+++ Collected data +++
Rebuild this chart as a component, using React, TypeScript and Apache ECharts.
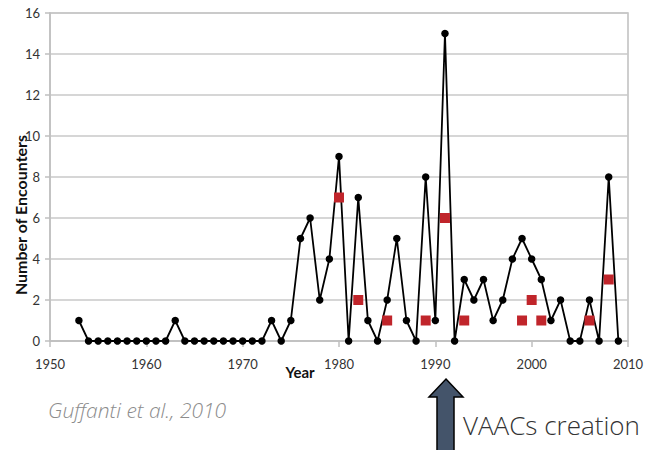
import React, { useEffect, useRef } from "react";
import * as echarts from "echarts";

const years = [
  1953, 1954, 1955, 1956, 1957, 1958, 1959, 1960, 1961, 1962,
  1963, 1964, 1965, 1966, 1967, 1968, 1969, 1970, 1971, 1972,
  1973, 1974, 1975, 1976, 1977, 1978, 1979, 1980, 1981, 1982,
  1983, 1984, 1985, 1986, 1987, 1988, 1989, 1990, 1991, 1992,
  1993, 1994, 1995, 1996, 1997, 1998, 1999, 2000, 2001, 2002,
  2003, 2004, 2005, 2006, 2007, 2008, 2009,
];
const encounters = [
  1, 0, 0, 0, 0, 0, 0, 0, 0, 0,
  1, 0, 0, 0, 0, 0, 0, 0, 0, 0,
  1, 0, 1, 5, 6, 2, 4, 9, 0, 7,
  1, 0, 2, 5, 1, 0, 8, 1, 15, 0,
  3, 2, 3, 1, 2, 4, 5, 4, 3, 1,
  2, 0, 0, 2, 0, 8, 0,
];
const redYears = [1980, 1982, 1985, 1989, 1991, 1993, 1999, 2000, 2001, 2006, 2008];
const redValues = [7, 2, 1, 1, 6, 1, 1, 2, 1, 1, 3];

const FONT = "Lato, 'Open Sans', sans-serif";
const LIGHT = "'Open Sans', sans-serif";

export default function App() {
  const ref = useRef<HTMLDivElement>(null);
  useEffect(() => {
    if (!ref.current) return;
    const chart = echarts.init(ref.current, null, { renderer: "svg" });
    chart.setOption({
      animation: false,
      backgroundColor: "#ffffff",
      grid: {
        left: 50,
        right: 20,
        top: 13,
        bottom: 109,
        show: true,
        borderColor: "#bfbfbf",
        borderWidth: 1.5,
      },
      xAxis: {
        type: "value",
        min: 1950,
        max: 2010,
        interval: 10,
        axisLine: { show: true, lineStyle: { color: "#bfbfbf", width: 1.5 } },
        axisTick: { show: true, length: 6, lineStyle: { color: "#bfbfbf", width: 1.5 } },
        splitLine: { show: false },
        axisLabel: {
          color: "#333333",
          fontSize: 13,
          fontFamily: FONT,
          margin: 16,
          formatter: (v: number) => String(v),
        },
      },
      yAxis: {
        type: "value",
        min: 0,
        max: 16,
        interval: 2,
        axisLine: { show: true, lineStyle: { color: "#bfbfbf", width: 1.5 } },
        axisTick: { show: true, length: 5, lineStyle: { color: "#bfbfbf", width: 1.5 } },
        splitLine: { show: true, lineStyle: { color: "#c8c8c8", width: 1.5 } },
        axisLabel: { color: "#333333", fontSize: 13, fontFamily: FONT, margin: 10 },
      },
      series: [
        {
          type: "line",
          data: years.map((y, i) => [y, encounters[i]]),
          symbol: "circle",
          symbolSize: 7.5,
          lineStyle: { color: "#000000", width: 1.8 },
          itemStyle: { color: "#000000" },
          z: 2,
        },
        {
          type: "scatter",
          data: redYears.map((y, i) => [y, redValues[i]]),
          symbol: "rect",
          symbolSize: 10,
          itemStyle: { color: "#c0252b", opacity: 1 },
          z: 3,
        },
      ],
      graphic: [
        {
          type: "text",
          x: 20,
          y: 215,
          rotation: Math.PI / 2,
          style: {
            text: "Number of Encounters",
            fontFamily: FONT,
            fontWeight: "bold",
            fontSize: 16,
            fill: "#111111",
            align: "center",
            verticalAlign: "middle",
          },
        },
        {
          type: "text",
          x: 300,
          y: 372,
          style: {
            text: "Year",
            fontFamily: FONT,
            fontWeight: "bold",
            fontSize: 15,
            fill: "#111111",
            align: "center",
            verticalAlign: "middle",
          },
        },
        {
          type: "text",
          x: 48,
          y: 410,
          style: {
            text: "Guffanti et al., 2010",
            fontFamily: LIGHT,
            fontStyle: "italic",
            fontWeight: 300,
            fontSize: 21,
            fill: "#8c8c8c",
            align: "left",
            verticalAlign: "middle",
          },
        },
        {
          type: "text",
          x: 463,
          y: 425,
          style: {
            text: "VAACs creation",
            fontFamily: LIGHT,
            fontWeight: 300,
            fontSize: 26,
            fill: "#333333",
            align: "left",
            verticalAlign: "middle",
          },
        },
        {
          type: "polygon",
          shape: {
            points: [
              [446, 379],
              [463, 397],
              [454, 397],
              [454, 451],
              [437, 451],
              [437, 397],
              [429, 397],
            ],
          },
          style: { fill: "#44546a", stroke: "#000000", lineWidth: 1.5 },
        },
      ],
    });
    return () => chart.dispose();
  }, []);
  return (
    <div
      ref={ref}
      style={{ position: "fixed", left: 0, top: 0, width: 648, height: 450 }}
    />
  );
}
+++
**Goal**
Give again, word for word, every line from the top of the data above to the line holding "import * as", inclusive, with the pictures left out.

**Full solution**
Rebuild this chart as a component, using React, TypeScript and Apache ECharts.
import React, { useEffect, useRef } from "react";
import * as echarts from "echarts";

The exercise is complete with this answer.